Il Conte Max è stato un capolavoro del 1957, diretto da Vittorio De Sica con Alberto Sordi. Noi scindiamo, siamo per la scissione: il Conte e il Max. Da Antonio ad Allegri, sono gli allenatori del momento, quelli più celebrati, forse quelli più invidiati, sulla panchina dei club tra i più ambiti. Il Conte e il Max, storia di una stagione che può diventare leggendaria per entrambi e che può anche condizionare (non poco) le scelte di mercato.
Il Conte si chiama Antonio, lo avevano scelto per mettere su una squadra (il Chelsea) reduce da rovesci inenarrabili e sull'orlo - oltre l'orlo - di una crisi di nervi. Non gli avevano chiesto obbligatoriamente di vincere, ma quantomeno di provarci e di cancellare gli obbrobri del passato. Ma lui, sapete bene com'è fatto, non si accontenta di un posto in Champions, si accende al semplice respiro, vuole il massimo da tutti, persino da chi aveva preparato valigia e trolley cambiando idea al suo arrivo. Abramovic ha fatto un mercato normale, non faraonico, il valore aggiunto era in panchina. Esattamente come il primo anno di Juve: bisognava rifondare, vinse. Per Guardiola, non uno qualsiasi, stiamo parlando del migliore in circolazione: se lo dice Pep bisogna memorizzare e farsene una ragione. Di sicuro il percorso recente di Conte è da urlo: ha rialzato la Juve, ha dato un senso alla Nazionale, ha messo il Chelsea in corsia di sorpasso quando l'abitudine era ormai quella di restare ai box. Adesso, diciamo la verità, sarebbe una mezza follia andarsene perché il suo capo, quando l'aritmetica gli consentirà di festeggiare a Piccadilly e dintorni, gli metterà a disposizione tutto. Budget di mercato compreso. Sarebbe sorprendente il contrario e poi - diciamo la verità - ormai Antonio è pronto per un altro salto verso la gloria, magari in Spagna. Per quale motivo dovrebbe tornare in Italia e ripartire da zero? Per i soldi? Magari un giorno lo farà, il richiamo della famiglia resta, oggi c'è la voglia e la necessità di capitalizzare al massimo questo momento di estrema felicità.

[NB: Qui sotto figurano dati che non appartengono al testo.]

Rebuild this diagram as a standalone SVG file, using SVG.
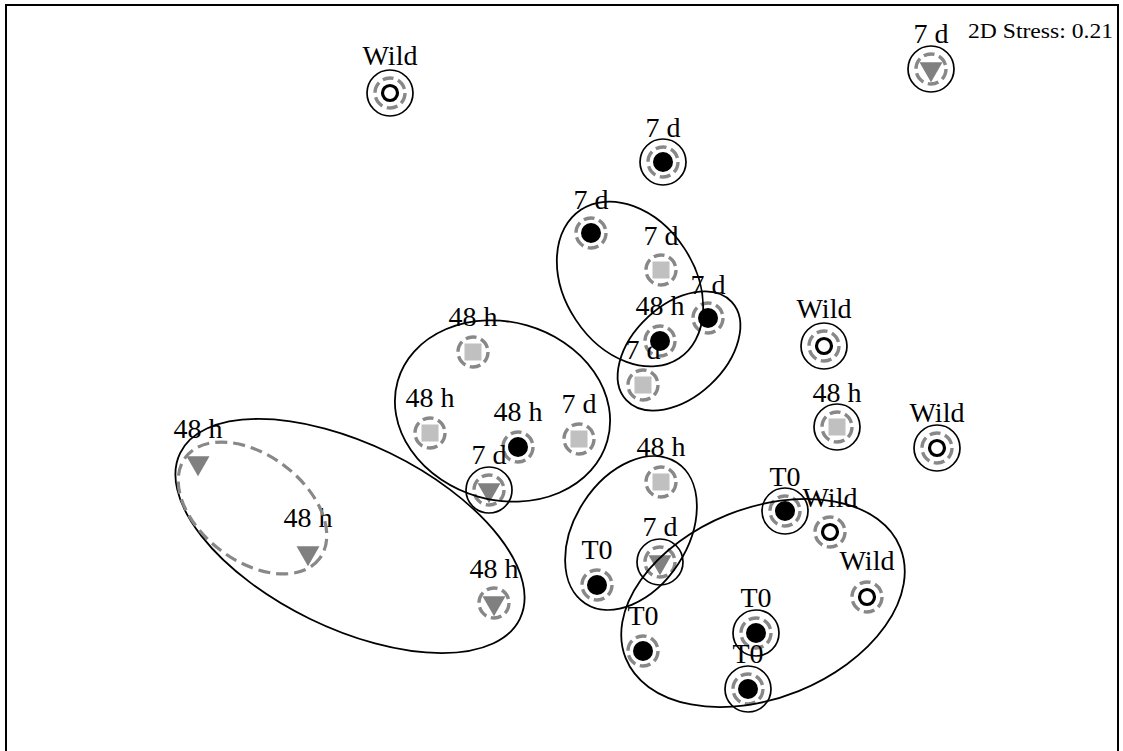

Max è Allegri, rilevò la Juve dal Conte e la sta trascinando verso il sesto scudetto consecutivo, la leggenda abita lì. Ogni tanto deve vedersela con qualche censore che mette becco sul piano tattico: se è vero che l'esibizione di Napoli (in campionato) non è stata il massimo della vita, è anche vero che dargli del catenacciaro non è certamente una cosa buona e giusta. Siccome conta vincere, il catenaccio evidentemente deve essere d'oro e di platino. Mal digerito fin dalle prime ore in bianconero (luglio 2014) da buona parte dei tifosi che adoravano il suo predecessore, il signor Allegri ha risposto con i fatti a mille chiacchiere e diecimila interpretazioni. Tutto questo in un mondo popolato da qualche allenatore che vende fumo e da qualche altro che è diventato opinionista radio-tv e si permette di fare il fenomeno quando in panchina era un mezzo brocco. Ora, giustamente, la Juve lascia ad Allegri la palla per il futuro. E il diretto interessato sa che sarebbe molto complicato trovare una soluzione migliore di quella attuale. Chi garantirebbe davvero carta bianca e mercato a grandi livelli? Ecco perché Allegri dice di voler restare e non sembrano parole di circostanza. Perché Allegri con le parole non fa danno, contrariamente a Spalletti e a chi non sa distinguere l'importanza del campo rispetto a una conferenza stampa.
Il Conte e il Max: imbattibile il mady in Italy della panchina, marchio di fabbrica anche da esportazione. Siccome la tattica e la gestione di un gruppo sono cose serissime, il Conte e il Max potrebbero fare trattati.